Ces trois « non » posés, on aperçoit les contours d’un plan de sortie de guerre, tels que les dessinent les travaux des think tanks de Washington, les déclarations publiques des responsables américains et ce qui transpire de leurs entretiens avec le gouvernement israélien. En toute urgence, puisqu’il importe d’occuper aussitôt le vide créé par l’élimination du gouvernement islamiste, il s’agit de mettre en place un dispositif intérimaire qui prenne en charge, simultanément, trois tâches dont l’urgence est absolue : la sécurisation du territoire, assurée par une force multinationale à dominante arabe et de préférence sous mandat du Conseil de sécurité des Nations unies ; la mise en place d’une administration palestinienne provisoire sous l’égide de l’Autorité de Ramallah, seule entité palestinienne reconnue par le monde entier, Israël compris, et qui paie toujours les fonctionnaires de Gaza pour ne rien faire ; et le début de la reconstruction, avec l’aide des pays arabes voisins et ceux du Golfe, ainsi que celle de l’Europe, des États-Unis et des organismes financiers internationaux.
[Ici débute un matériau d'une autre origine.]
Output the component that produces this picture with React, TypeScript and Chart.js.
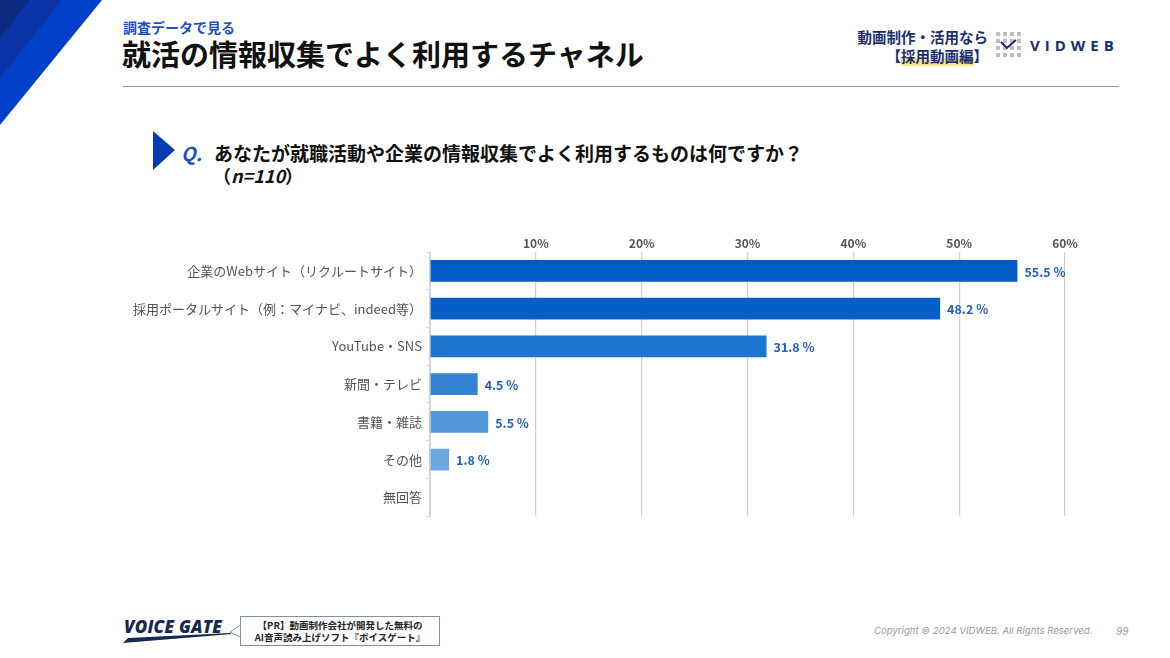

En même temps, il faut offrir aux Palestiniens un horizon diplomatique, autrement dit remettre sur les rails un processus significatif, autrement dit imposé aux parties, de règlement du conflit israélo-palestinien.
Pour aboutir à quoi ? Eh bien, à un État palestinien souverain aux côtés de l’État d’Israël. Il est presque comique que, sauf aux deux bouts du spectre idéologique, tout le monde se rallie derechef à cette solution qui avait fini par provoquer chez diplomates et experts de tout poil un haussement d’épaules désabusé. C’est qu’il n’y en a tout bonnement pas d’autre. C’est une idée presque centenaire, proposée pour la première fois par les Britanniques en 1937, validée par la communauté des nations dix ans plus tard, lors du vote à l’ONU sur le partage de la Palestine, négociée dans les moindres détails dans la foulée des accords d’Oslo de 1993. Il est grand temps qu’on la mette enfin en œuvre. Qu’il ait fallu la tragédie du 7 octobre pour en redécouvrir l’évidence, voilà un exemple de plus d’une triste vérité de l’histoire : les nations ne se résolvent aux solutions raisonnables qu’après avoir épuisé toutes les autres.